Family law specialists say “Covid denial” within a family unit can be one of the hardest relationship challenges to overcome.
“I have had a client where the spouse has been a Covid denier and that obviously puts a real strain on the relationship,” Sara Barnes, a family law solicitor in the U.K. and director at EJ Coombs Solicitors, said, adding that the issue had led her client to seek advice about a possible divorce.
“I suspect that the vaccination issue for their children once they are old enough” will also be an area for conflict, she told CNBC.
Covid vaccines are proven to reduce severe illness, hospitalization and death from the virus, but children have been far less adversely affected by Covid than adults, although they are seen as conduits for the virus. This has led to ethical questions over whether they need to be vaccinated, or boosted, as much as adults.

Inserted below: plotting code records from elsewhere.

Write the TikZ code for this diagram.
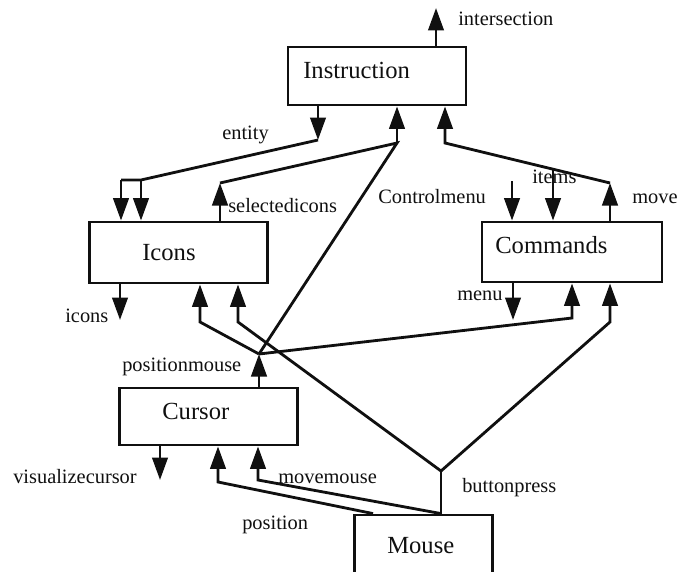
\documentclass[tikz,border=0pt]{standalone}
\usepackage{fontspec}
\setmainfont{Liberation Serif}
\usetikzlibrary{arrows.meta, calc}
\definecolor{ink}{HTML}{101010}
\tikzset{wire/.style={ink, line width=2pt, line join=miter},
  arw/.style={-{Triangle[length=16pt,width=11pt]}},
  box/.style={draw=ink, line width=2pt, inner sep=0pt},
  boxtxt/.style={ink, inner sep=0pt, anchor=base west, font=\fontsize{17.5}{20}\selectfont},
  lbl/.style={ink, inner sep=0pt, anchor=base west, font=\fontsize{14.5}{17}\selectfont}}

\begin{document}
\begin{tikzpicture}[x=0.025cm, y=-0.025cm]
  \useasboundingbox (0,0) rectangle (681,571);
  % boxes
  \node[box, minimum width=4.45cm, minimum height=1.45cm] (instr) at (377,76) {};
  \node[box, minimum width=4.43cm, minimum height=1.525cm] (icons) at (178.5,252.5) {};
  \node[box, minimum width=4.5cm, minimum height=1.5cm] (cmds) at (572,252) {};
  \node[box, minimum width=4.43cm, minimum height=1.425cm] (cursor) at (208.5,416.5) {};
  \node[box, minimum width=3.43cm, minimum height=1.75cm] (mouse) at (423.5,550) {};
  \node[boxtxt] (instrt) at (303,79) {Instruction};
  \node[boxtxt] (iconst) at (142,260) {Icons};
  \node[boxtxt] (cmdst) at (495,253) {Commands};
  \node[boxtxt] (cursort) at (162,419) {Cursor};
  \node[boxtxt] (mouset) at (387,553) {Mouse};
  % junctions and free ends
  \coordinate (isec) at (436,8);   \coordinate (entj) at (318,140);
  \coordinate (entr) at (141,180); \coordinate (entl) at (121,180);
  \coordinate (selj) at (220,183); \coordinate (insj) at (397,143);
  \coordinate (movj) at (445,143); \coordinate (movt) at (610,183);
  \coordinate (itmj) at (553,169); \coordinate (ctrl) at (512,181);
  \coordinate (menu) at (513,320); \coordinate (icno) at (120,320);
  \coordinate (pmj) at (259,354);  \coordinate (bpj) at (441,471);
  \coordinate (icpa) at (200,322); \coordinate (icbp) at (238,322);
  \coordinate (cmpa) at (572,318); \coordinate (cmbp) at (610,322);
  \coordinate (vcur) at (160,480); \coordinate (posj) at (218,482);
  \coordinate (mmj) at (258,480);  \coordinate (posm) at (373,515);
  % Instruction
  \draw[wire,arw] (instr.north -| isec) -- (isec);
  \draw[wire,arw] (instr.south -| entj) -- (entj);
  \draw[wire] (entj) -- (entr) -- (entl);
  \foreach \p in {entl,entr}{\draw[wire,arw] (\p) -- (icons.north -| \p);}
  \draw[wire,arw] (icons.north -| selj) -- (selj);
  \draw[wire] (selj) -- (insj) -- (pmj);
  \draw[wire,arw] (insj) -- (instr.south -| insj);
  \draw[wire,arw] (cmds.north -| movt) -- (movt);
  \draw[wire,arw] (movt) -- (movj) -- (instr.south -| movj);
  % Commands
  \foreach \p in {itmj,ctrl}{\draw[wire,arw] (\p) -- (cmds.north -| \p);}
  \draw[wire,arw] (cmds.south -| menu) -- (menu);
  \draw[wire,arw] (pmj) -- (cmpa) -- (cmds.south -| cmpa);
  \draw[wire,arw] (bpj) -- (cmbp) -- (cmds.south -| cmbp);
  % Icons
  \draw[wire,arw] (icons.south -| icno) -- (icno);
  \draw[wire,arw] (pmj) -- (icpa) -- (icons.south -| icpa);
  \draw[wire,arw] (bpj) -- (icbp) -- (icons.south -| icbp);
  % Cursor and Mouse
  \draw[wire,arw] (cursor.north -| pmj) -- (pmj);
  \draw[wire,arw] (cursor.south -| vcur) -- (vcur);
  \draw[wire,arw] (mouse.north -| posm) -- (posj) -- (cursor.south -| posj);
  \draw[wire,arw] (mouse.north -| bpj) -- (mmj) -- (cursor.south -| mmj);
  \draw[wire] (mouse.north -| bpj) -- (bpj);
  % labels
  \node[lbl] (lbisec) at (458,26) {intersection};
  \node[lbl] (lbent) at (222,139) {entity};
  \node[lbl] (lbsel) at (228,212) {selectedicons};
  \node[lbl] (lbctrl) at (378,203) {Controlmenu};
  \node[lbl] (lbitm) at (532,183) {items};
  \node[lbl] (lbmove) at (632,203) {move};
  \node[lbl] (lbmenu) at (457,300) {menu};
  \node[lbl] (lbicn) at (65,322) {icons};
  \node[lbl] (lbpm) at (122,371) {positionmouse};
  \node[lbl] (lbvc) at (13,483) {visualizecursor};
  \node[lbl] (lbmm) at (278,483) {movemouse};
  \node[lbl] (lbpos) at (242,529) {position};
  \node[lbl] (lbbp) at (462,492) {buttonpress};
\end{tikzpicture}
\end{document}
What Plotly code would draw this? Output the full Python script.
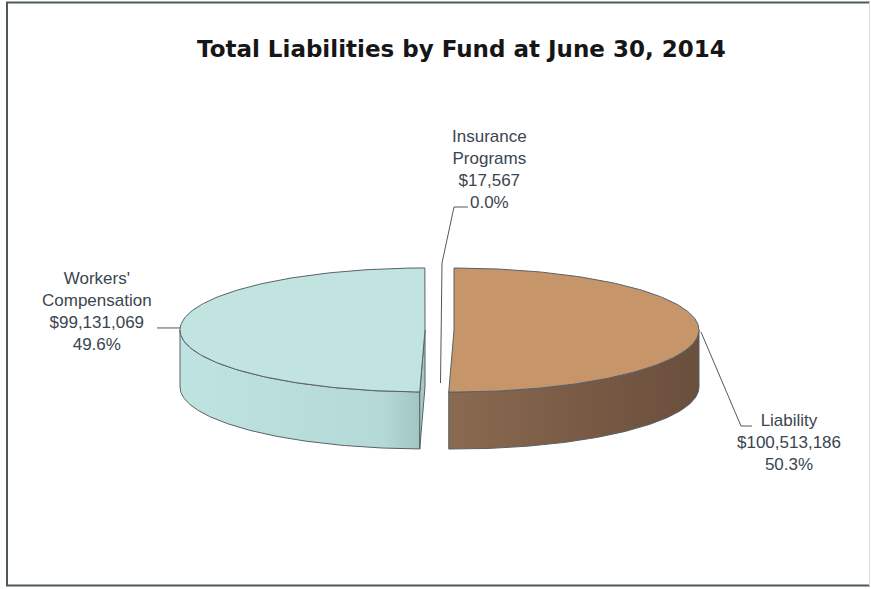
import numpy as np
import plotly.graph_objects as go

# ---- data -------------------------------------------------------------
categories = ["Liability", "Workers' Compensation", "Insurance Programs"]
amounts = [100513186, 99131069, 17567]
label_names = ["Liability", "Workers'<br>Compensation", "Insurance<br>Programs"]

# ---- styling ----------------------------------------------------------
top_colors = ["#c7956a", "#c1e4e1", "#d8d8d8"]
side_scales = [
    [[0, "#8a6a50"], [0.5, "#7a5b45"], [1, "#6a4f3d"]],
    [[0, "#bfe3e0"], [0.85, "#b4d9d6"], [1, "#a2c5c2"]],
    [[0, "#c8c8c8"], [1, "#b0b0b0"]],
]
cut_colors = ["#6e5340", "#a4c8c5", "#b0b0b0"]
edge_color = "#58616a"
text_color = "#3b4550"

W, H = 871, 589
CX, CY = 439.5, 330.0        # centre of the pie's top face
RA, RB = 245.0, 62.0         # ellipse semi-axes of the tilted disc
DEPTH = 57.0                 # thickness of the disc
EXPLODE = 14.5               # radial offset of every slice

# label blocks: (x, y) centres and leader-line elbows
label_pos = [(789, 442), (97, 311), (489, 169)]

total = float(sum(amounts))
fractions = [v / total for v in amounts]


def rim(theta, ox, oy, dz=0.0):
    t = np.radians(theta)
    return CX + ox + RA * np.sin(t), CY + oy - RB * np.cos(t) + dz


fig = go.Figure()
tops = []
start = 0.0
slices = []
for i, f in enumerate(fractions):
    t1, t2 = start, start + 360.0 * f
    start = t2
    mid = np.radians((t1 + t2) / 2)
    ox = EXPLODE * np.sin(mid)
    oy = -EXPLODE * (RB / RA) * np.cos(mid)
    slices.append((t1, t2, ox, oy))

    # visible outer wall (front half of the disc)
    lo, hi = max(t1, 90.0), min(t2, 270.0)
    if hi > lo:
        th = np.linspace(lo, hi, 120)
        xt, yt = rim(th, ox, oy)
        xb, yb = rim(th[::-1], ox, oy, DEPTH)
        fig.add_trace(go.Scatter(
            x=np.r_[xt, xb, xt[0]], y=np.r_[yt, yb, yt[0]],
            mode="lines", fill="toself",
            fillgradient=dict(type="horizontal", colorscale=side_scales[i]),
            line=dict(color=edge_color, width=1 if f > 0.01 else 0),
            hoverinfo="skip", showlegend=False))

    # radial cut faces that turn toward the viewer
    for ang, normal in ((t1, t1 - 90.0), (t2, t2 + 90.0)):
        if np.cos(np.radians(normal)) < -1e-6 and f > 0.01:
            ex, ey = rim(ang, ox, oy)
            cx0, cy0 = CX + ox, CY + oy
            fig.add_trace(go.Scatter(
                x=[cx0, ex, ex, cx0, cx0],
                y=[cy0, ey, ey + DEPTH, cy0 + DEPTH, cy0],
                mode="lines", fill="toself", fillcolor=cut_colors[i],
                line=dict(color=edge_color, width=1),
                hoverinfo="skip", showlegend=False))

    # top face
    th = np.linspace(t1, t2, max(3, int(360 * f)))
    xs, ys = rim(th, ox, oy)
    tops.append(go.Scatter(
        x=np.r_[CX + ox, xs, CX + ox], y=np.r_[CY + oy, ys, CY + oy],
        mode="lines", fill="toself", fillcolor=top_colors[i],
        line=dict(color=edge_color, width=1 if f > 0.01 else 0),
        name=categories[i], hoverinfo="name", showlegend=False))

for tr in tops:
    fig.add_trace(tr)

# ---- leader lines -----------------------------------------------------
lt = slices[0]
rx, ry = rim(90.0, lt[2], lt[3])
wk = slices[1]
wx, wy = rim(270.0, wk[2], wk[3])
leaders = [
    ([rx + 2, 741, 752], [ry + 2, 426, 426]),
    ([157, wx], [wy - 2, wy - 2]),
    ([468, 454, 442, 440.5], [207, 207, 263, 383]),
]
for lx, ly in leaders:
    fig.add_trace(go.Scatter(x=lx, y=ly, mode="lines",
                             line=dict(color="#4f5863", width=1),
                             hoverinfo="skip", showlegend=False))

# ---- labels -----------------------------------------------------------
for i, v in enumerate(amounts):
    txt = f"{label_names[i]}<br>${v:,}<br>{fractions[i] * 100:.1f}%"
    fig.add_annotation(x=label_pos[i][0], y=label_pos[i][1], text=txt,
                       showarrow=False, align="center",
                       xanchor="center", yanchor="middle",
                       font=dict(family="Arial, Liberation Sans", size=17,
                                 color=text_color))

fig.add_annotation(x=461, y=49, text="<b>Total Liabilities by Fund at June 30, 2014</b>",
                   showarrow=False, xanchor="center", yanchor="middle",
                   font=dict(family="DejaVu Sans", size=23, color="#161616"))

# ---- frame ------------------------------------------------------------
fig.add_shape(type="line", x0=6, x1=870, y0=2.5, y1=2.5,
              line=dict(color="#4e5a5a", width=2))
fig.add_shape(type="line", x0=6, x1=870, y0=585.5, y1=585.5,
              line=dict(color="#4e5a5a", width=2))
fig.add_shape(type="line", x0=7, x1=7, y0=2, y1=586,
              line=dict(color="#4e5a5a", width=2))
fig.add_shape(type="line", x0=869.5, x1=869.5, y0=2, y1=586,
              line=dict(color="#d6dcdc", width=1))

fig.update_xaxes(range=[0, W], visible=False, fixedrange=True)
fig.update_yaxes(range=[H, 0], visible=False, fixedrange=True)
fig.update_layout(width=W, height=H, autosize=False,
                  margin=dict(l=0, r=0, t=0, b=0),
                  paper_bgcolor="white", plot_bgcolor="white",
                  showlegend=False)

fig.write_html("out.html")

The World Health Organization has weighed up the clinical data and noted in November that “as children and adolescents tend to have milder disease compared to adults, unless they are in a group at higher risk of severe Covid-19, it is less urgent to vaccinate them than older people, those with chronic health conditions and health workers.” But it also stressed that there are benefits of vaccinating children and adolescents “that go beyond the direct health benefits.”
It noted that “vaccination that decreases Covid transmission in this age group may reduce transmission from children and adolescents to older adults, and may help reduce the need for mitigation measures in schools.”
With the argument for vaccinating children arguably a more complex one than for adults, it’s perhaps not surprising that the issue of Covid vaccines for children has been another area of conflict for some parents.
Ron Kauffman said he has seen a few cases of disputes between “anti-vax and pro-vax parents.” He insisted that conflict resolution between parents that does not involve the court system is possible and preferable.
“I have spoken to parents who have varying opinions about the severity of Covid, the usefulness of masks, and the necessity for vaccinations. These cases can work themselves out amicably,” he said.
“When parents are sincere in their medical concerns, they can be addressed by following then-existing government guidelines in the place where timesharing will take place,” he said, as well as consulting with the children’s pediatrician and immunologist for advice.